# [Rows from a dataset of charts and code]
+++

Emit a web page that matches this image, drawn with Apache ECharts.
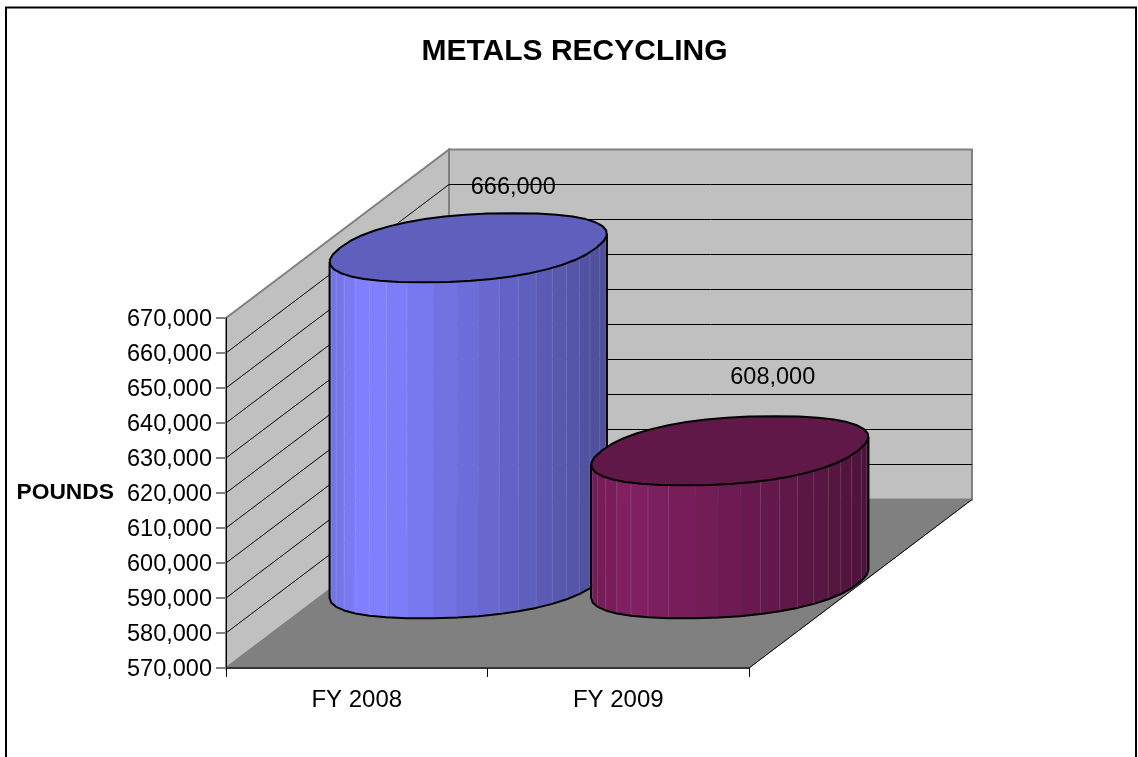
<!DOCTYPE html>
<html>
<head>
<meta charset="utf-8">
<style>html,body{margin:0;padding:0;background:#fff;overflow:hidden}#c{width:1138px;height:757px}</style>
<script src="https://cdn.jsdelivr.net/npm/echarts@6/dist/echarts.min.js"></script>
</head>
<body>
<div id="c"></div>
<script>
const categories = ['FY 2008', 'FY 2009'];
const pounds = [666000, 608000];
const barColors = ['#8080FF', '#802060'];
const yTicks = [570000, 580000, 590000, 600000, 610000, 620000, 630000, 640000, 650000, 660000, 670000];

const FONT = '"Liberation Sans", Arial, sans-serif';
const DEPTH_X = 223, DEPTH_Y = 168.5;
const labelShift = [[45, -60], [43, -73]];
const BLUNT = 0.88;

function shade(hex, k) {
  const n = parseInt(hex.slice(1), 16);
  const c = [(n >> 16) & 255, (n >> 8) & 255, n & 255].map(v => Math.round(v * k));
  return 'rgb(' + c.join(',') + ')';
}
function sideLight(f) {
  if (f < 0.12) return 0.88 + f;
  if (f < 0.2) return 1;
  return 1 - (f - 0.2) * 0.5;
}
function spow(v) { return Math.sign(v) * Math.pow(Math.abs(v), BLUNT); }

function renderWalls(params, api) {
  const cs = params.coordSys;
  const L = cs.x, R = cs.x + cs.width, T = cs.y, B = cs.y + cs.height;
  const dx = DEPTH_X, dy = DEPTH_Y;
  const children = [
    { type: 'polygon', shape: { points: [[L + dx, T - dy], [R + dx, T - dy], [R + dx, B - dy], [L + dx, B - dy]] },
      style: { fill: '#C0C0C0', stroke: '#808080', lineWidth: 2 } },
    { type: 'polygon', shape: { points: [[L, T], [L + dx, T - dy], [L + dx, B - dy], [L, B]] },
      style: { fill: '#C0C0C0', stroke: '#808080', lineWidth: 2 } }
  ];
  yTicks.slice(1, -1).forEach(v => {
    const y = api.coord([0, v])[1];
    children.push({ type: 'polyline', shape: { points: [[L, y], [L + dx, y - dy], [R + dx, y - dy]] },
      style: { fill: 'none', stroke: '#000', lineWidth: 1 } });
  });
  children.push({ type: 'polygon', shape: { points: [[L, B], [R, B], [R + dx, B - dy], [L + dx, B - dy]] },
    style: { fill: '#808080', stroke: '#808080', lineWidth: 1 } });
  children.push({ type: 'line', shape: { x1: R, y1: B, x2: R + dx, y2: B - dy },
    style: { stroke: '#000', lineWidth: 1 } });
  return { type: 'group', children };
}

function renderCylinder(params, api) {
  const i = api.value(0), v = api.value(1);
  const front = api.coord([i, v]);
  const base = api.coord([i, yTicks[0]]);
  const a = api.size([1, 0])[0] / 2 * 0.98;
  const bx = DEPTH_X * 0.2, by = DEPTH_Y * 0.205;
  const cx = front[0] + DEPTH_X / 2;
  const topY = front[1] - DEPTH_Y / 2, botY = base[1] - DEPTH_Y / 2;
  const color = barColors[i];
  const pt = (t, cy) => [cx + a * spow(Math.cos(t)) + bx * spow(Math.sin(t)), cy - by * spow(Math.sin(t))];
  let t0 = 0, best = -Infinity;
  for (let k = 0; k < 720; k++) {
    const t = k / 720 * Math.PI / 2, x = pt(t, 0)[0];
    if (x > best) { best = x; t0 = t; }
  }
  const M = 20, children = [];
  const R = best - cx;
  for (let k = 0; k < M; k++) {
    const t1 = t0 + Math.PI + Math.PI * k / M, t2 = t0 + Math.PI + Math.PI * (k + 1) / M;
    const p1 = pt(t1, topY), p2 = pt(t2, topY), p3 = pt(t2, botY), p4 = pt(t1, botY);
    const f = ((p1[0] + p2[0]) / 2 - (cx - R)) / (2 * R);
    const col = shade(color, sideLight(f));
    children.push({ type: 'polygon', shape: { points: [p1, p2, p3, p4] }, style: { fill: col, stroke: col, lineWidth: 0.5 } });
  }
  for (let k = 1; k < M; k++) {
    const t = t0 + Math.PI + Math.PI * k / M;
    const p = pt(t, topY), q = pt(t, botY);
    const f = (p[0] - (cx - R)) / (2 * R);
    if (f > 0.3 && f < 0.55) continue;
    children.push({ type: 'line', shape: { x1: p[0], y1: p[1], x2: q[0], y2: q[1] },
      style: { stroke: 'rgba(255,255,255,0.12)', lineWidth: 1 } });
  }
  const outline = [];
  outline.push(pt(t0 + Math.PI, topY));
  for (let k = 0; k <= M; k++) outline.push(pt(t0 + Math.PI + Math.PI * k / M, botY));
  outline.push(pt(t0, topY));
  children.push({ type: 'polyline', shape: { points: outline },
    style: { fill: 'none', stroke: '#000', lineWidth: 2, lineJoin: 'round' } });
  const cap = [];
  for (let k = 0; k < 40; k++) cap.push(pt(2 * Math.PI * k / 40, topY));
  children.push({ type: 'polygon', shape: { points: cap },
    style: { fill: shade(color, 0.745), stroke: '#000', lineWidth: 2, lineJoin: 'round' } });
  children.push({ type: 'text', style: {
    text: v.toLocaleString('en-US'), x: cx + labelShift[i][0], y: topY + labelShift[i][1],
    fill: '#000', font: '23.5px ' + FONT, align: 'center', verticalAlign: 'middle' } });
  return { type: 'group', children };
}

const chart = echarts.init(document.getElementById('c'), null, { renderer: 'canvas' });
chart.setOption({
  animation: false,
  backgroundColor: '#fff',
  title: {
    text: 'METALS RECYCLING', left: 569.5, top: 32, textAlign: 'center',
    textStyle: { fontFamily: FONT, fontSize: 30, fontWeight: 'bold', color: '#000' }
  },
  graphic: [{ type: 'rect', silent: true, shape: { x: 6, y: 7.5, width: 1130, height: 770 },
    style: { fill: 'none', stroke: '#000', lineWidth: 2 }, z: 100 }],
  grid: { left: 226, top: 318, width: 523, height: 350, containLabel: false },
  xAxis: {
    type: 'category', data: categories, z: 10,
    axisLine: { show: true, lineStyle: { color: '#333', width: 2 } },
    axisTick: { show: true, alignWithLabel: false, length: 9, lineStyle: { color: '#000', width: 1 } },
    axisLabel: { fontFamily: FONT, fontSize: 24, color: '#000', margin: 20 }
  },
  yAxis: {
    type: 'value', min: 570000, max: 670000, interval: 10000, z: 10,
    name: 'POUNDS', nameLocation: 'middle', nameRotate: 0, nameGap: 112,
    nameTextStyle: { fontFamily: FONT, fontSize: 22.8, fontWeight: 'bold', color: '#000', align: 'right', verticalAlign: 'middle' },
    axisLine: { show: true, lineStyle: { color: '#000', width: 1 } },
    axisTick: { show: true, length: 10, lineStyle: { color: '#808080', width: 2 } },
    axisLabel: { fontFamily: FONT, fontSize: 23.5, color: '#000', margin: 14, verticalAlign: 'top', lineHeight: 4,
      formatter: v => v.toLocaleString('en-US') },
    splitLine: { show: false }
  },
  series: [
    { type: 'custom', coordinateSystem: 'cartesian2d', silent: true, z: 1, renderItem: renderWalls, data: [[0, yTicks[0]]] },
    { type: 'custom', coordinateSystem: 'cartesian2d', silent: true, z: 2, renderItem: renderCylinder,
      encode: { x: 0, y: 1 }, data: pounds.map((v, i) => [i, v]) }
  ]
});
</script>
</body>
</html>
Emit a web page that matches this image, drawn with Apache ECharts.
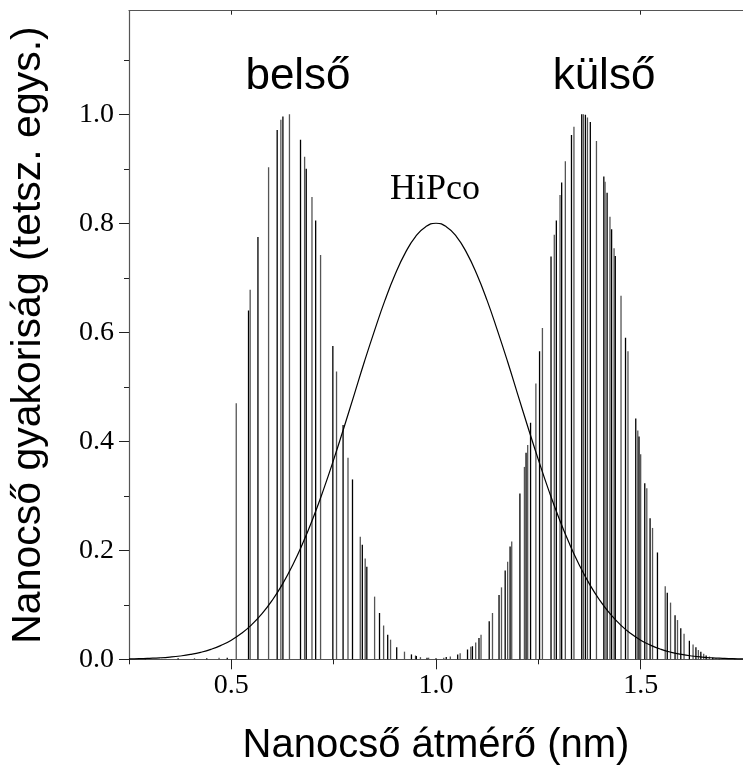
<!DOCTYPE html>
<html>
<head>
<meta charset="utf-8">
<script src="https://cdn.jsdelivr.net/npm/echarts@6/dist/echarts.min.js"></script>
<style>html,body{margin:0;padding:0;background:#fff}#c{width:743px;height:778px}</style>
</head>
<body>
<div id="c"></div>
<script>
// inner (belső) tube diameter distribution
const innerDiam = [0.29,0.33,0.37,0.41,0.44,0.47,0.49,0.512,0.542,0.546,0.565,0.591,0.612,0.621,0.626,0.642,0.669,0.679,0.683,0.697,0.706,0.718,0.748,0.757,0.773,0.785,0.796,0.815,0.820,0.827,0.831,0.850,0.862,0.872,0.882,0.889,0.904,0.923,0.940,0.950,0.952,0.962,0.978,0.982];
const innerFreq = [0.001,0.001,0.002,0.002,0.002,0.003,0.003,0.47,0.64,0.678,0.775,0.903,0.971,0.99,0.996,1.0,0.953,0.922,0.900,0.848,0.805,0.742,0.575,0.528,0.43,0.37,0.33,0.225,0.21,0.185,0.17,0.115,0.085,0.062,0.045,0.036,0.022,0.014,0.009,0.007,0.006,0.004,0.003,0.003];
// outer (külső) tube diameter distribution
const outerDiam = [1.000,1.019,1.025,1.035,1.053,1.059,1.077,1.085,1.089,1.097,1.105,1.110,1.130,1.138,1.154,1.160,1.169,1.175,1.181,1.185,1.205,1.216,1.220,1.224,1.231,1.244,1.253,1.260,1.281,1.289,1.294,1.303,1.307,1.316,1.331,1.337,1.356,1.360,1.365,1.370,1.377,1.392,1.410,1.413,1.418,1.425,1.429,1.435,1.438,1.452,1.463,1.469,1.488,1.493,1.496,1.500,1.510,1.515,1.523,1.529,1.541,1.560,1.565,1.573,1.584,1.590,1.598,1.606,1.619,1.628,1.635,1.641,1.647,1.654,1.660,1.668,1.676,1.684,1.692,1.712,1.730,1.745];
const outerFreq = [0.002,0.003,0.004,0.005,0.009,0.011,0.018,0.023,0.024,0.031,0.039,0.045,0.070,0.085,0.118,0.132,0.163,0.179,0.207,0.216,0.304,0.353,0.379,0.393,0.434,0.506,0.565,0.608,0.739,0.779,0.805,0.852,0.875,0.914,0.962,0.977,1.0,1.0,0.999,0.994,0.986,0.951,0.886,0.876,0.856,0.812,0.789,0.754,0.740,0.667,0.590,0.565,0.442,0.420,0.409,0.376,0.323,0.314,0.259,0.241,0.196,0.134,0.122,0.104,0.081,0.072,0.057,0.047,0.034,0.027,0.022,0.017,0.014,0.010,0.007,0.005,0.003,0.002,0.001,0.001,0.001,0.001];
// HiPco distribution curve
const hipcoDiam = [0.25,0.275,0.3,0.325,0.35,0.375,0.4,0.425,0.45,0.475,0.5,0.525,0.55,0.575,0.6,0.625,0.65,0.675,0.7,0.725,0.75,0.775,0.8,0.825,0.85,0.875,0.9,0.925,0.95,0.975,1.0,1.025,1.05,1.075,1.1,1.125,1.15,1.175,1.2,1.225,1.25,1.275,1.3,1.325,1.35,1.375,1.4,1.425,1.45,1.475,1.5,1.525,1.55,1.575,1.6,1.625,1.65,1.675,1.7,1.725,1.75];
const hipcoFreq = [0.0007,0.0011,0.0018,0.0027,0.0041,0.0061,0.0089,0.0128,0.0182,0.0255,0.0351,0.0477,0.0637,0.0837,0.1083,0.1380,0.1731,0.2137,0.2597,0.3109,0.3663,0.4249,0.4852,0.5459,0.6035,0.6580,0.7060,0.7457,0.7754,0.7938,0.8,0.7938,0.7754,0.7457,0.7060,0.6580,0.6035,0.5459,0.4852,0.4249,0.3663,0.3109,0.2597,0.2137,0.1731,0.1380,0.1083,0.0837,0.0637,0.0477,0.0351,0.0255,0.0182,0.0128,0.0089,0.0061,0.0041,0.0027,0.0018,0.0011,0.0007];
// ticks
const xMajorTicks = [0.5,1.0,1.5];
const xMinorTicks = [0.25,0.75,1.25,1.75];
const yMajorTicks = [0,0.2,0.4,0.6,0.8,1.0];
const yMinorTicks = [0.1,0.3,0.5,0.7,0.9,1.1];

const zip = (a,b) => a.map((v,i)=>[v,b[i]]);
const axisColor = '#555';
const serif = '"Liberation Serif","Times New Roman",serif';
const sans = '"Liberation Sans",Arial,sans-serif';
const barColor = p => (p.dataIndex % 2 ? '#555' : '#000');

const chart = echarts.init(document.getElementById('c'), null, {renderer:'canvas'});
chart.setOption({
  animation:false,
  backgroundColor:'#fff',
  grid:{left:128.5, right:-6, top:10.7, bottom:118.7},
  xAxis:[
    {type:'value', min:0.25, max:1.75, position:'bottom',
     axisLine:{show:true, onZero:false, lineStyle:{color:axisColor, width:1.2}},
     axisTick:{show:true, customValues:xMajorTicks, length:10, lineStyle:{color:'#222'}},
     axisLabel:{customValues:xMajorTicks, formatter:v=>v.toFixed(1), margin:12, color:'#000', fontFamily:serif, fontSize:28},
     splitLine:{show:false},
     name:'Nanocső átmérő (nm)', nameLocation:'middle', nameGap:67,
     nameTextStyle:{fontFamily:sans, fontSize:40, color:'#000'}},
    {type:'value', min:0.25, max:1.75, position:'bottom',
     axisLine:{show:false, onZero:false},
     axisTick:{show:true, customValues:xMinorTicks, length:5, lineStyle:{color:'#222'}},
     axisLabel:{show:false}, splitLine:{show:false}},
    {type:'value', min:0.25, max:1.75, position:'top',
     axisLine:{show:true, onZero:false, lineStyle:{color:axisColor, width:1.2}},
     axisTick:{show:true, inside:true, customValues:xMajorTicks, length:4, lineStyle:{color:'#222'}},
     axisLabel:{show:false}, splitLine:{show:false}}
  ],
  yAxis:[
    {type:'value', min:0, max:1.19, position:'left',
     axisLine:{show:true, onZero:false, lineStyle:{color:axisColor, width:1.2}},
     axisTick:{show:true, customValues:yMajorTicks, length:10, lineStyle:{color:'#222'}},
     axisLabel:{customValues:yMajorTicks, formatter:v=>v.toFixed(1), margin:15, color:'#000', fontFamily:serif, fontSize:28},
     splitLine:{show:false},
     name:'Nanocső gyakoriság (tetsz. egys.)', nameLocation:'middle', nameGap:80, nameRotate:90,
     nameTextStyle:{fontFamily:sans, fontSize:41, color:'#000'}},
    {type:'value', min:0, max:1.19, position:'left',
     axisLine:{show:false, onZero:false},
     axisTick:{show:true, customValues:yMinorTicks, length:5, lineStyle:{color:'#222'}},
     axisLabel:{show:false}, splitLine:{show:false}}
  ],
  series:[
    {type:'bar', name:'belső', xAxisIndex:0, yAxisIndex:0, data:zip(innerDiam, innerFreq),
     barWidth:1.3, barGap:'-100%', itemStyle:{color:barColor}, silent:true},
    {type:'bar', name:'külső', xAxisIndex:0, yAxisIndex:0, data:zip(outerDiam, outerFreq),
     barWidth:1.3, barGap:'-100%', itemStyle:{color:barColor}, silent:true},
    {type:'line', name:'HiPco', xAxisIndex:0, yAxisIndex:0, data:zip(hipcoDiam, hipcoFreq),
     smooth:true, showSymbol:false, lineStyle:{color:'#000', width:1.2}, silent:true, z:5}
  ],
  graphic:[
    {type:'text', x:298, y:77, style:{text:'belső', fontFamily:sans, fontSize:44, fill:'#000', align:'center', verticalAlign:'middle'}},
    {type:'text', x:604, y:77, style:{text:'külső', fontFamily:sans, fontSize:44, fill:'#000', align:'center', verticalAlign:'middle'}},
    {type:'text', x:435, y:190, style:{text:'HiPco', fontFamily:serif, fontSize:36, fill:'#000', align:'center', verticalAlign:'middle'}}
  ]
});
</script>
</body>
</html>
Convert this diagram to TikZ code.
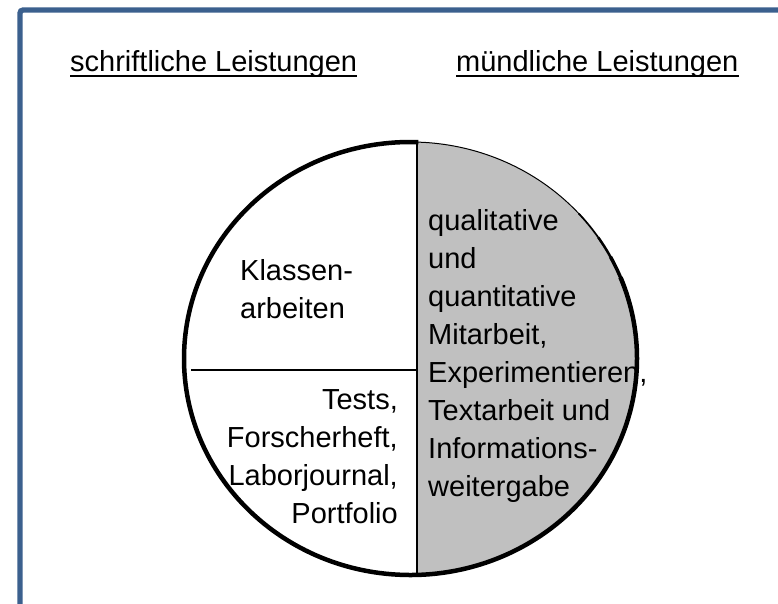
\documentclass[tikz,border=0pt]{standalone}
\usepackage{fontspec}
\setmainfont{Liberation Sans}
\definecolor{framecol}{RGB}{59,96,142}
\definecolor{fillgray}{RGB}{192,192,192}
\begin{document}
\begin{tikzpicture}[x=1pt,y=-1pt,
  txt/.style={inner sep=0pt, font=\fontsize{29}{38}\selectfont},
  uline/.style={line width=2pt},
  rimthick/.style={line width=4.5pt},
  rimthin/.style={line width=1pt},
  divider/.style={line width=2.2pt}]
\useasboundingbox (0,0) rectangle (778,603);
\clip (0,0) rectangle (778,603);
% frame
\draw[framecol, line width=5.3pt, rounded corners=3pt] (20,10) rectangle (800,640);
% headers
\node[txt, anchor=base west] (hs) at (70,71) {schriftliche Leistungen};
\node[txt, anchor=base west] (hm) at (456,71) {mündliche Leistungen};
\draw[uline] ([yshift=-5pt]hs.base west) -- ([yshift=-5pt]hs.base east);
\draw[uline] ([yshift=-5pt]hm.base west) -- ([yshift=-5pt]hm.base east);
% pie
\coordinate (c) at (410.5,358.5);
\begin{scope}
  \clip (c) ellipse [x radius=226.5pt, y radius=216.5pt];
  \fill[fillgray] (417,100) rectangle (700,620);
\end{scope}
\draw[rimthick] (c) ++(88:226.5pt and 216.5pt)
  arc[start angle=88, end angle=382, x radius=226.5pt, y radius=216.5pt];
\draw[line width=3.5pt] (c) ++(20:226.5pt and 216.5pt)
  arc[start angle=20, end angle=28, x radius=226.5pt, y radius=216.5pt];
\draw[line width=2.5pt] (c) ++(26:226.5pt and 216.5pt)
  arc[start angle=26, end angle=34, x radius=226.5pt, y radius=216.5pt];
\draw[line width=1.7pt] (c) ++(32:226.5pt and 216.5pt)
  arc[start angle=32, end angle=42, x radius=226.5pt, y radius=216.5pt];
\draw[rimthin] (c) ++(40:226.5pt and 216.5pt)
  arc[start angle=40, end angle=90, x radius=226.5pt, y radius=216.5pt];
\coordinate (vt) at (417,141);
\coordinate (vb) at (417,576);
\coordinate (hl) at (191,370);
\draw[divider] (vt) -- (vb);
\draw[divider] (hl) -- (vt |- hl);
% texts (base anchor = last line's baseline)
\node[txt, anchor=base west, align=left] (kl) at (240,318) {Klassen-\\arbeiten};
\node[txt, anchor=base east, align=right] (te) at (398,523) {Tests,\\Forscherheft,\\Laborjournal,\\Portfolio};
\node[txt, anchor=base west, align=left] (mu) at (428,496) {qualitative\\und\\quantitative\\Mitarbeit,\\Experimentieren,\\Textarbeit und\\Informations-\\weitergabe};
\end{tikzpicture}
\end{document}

+++

# [DIRECTIVE]
Start at the top of the entries and repeat each line exactly, ending at the line that contains "return Math.sign(v) *". Pictures are not part of the copy.

# [RESPONSE TO THE EXERCISE]
Emit a web page that matches this image, drawn with Apache ECharts.
<!DOCTYPE html>
<html>
<head>
<meta charset="utf-8">
<style>html,body{margin:0;padding:0;background:#fff;overflow:hidden}#c{width:1138px;height:757px}</style>
<script src="https://cdn.jsdelivr.net/npm/echarts@6/dist/echarts.min.js"></script>
</head>
<body>
<div id="c"></div>
<script>
const categories = ['FY 2008', 'FY 2009'];
const pounds = [666000, 608000];
const barColors = ['#8080FF', '#802060'];
const yTicks = [570000, 580000, 590000, 600000, 610000, 620000, 630000, 640000, 650000, 660000, 670000];

const FONT = '"Liberation Sans", Arial, sans-serif';
const DEPTH_X = 223, DEPTH_Y = 168.5;
const labelShift = [[45, -60], [43, -73]];
const BLUNT = 0.88;

function shade(hex, k) {
  const n = parseInt(hex.slice(1), 16);
  const c = [(n >> 16) & 255, (n >> 8) & 255, n & 255].map(v => Math.round(v * k));
  return 'rgb(' + c.join(',') + ')';
}
function sideLight(f) {
  if (f < 0.12) return 0.88 + f;
  if (f < 0.2) return 1;
  return 1 - (f - 0.2) * 0.5;
}
function spow(v) { return Math.sign(v) * Math.pow(Math.abs(v), BLUNT); }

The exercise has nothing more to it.